According to the gospel, the problem with Robin Thicke is the same problem as with all of us, we are all, without Christ, dead, depraved sinners before God. This includes me, you, Miley, Robin, the producers at MTV, and everyone else on that stage or in that audience. I think Robin Thicke’s song is sick. But honestly, I’m as sick as Thicke. The only difference between me and Robin Thicke is that he was bold enough and talented enough to make a video.
My thoughts can be just as lewd as any twerk, jerk, or blurred line. I am a pastor, not because I am better than the people I preach to, I am a pastor only because I found salvation in Jesus Christ. Without Christ I am Robin. I am Miley. I am MTV.
The news that we are sinners is not easy to digest. This is why when Robin Thicke was asked by the Today Show hosts about his critics he called it something like good hearted fun. Trying to make his dirty ditty sound intelligent, he even said it was in itself a feminist movement. Hey bro. if that song has anything redemptive in it about women, and you made it actually thinking, “you know what, I’m going to help out the women of the world with this project”, then me and The Pope want to be backup dancers in your next video. Call me, maybe?

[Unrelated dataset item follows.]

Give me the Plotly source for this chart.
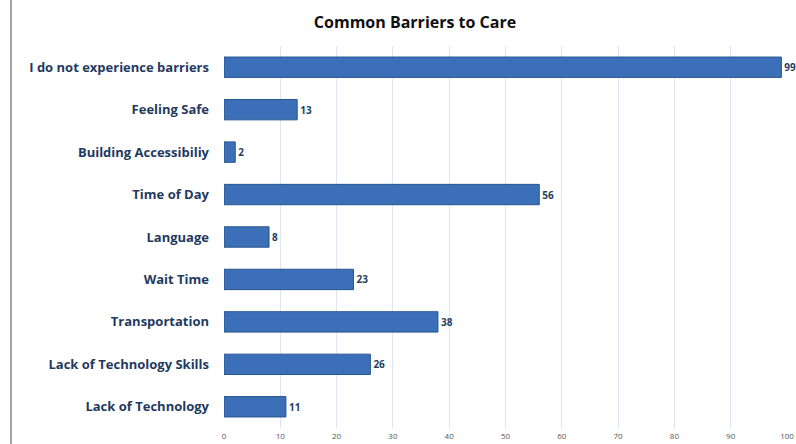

When we are told we are sin sick, we all pull a Robin Thicke. We try to justify ourselves before those who would judge us. Yet in the gospel, we are not seated before our critics, we are seated before Christ – the creator of women, sex, men, marriage, virtue, art, and everything noble, pure, good, and right – all of which were profaned at the VMAs. What was wrong with Miley and Robin was not that I didn’t appreciate it, or that any hypocrite criticized it, the problem was that according to God’s Word it was sin. We may offer criticism, but sin is something else all together. In the gospel it is no longer about a preacher with a blog, or a broken hearted dad, or outraged parents, this is business with God.
Take it or leave it, but because Jesus Christ died on the cross – me, you, Miley, and Robin are given a place of grace to repent. In the gospel “the righteousness of God is revealed from faith for faith, as it is written, ‘the righteous shall live by faith.” This message is the “power of God for salvation to everyone who believes.” Of this message, I am not ashamed (Rom. 1:16-17). I am not ashamed to say to Miley and to Robin, without Christ I have nothing to say against you. Without Christ everything that has ever run through my mind, my secrets, or things I have done that only a few people on the planet know about make me worse than anything you guys ever dared to do on stage or put in a video. You want to break the boundaries of sex, purity, gender, marriage, and humanity that God has set up for us without consequence – without Christ in my life, ME TOO! That is what we do as sinners. We buy the lie of Satan that we can be god, then we dance.
At the end of all of this, we must realize, whoever liked it or not, it doesn’t matter. We may be able to improve some things about our culture if we recognize its lack of virtue, but at the end of it all, we will be no better without receiving Christ as our Lord and Savior.
Ephesians 2:1-10 is our story.
And you were dead in the trespasses and sins in which you once walked, following the course of this world, following the prince of the power of the air, the spirit that is now at work in the sons of disobedience— among whom we all once lived in the passions of our flesh, carrying out the desires of the body and the mind, and were by nature children of wrath, like the rest of mankind. But God, being rich in mercy, because of the great love with which he loved us, even when we were dead in our trespasses, made us alive together with Christ—by grace you have been saved— and raised us up with him and seated us with him in the heavenly places in Christ Jesus, so that in the coming ages he might show the immeasurable riches of his grace in kindness toward us in Christ Jesus. For by grace you have been saved through faith. And this is not your own doing; it is the gift of God, not a result of works, so that no one may boast. For we are his workmanship, created in Christ Jesus for good works, which God prepared beforehand, that we should walk in them.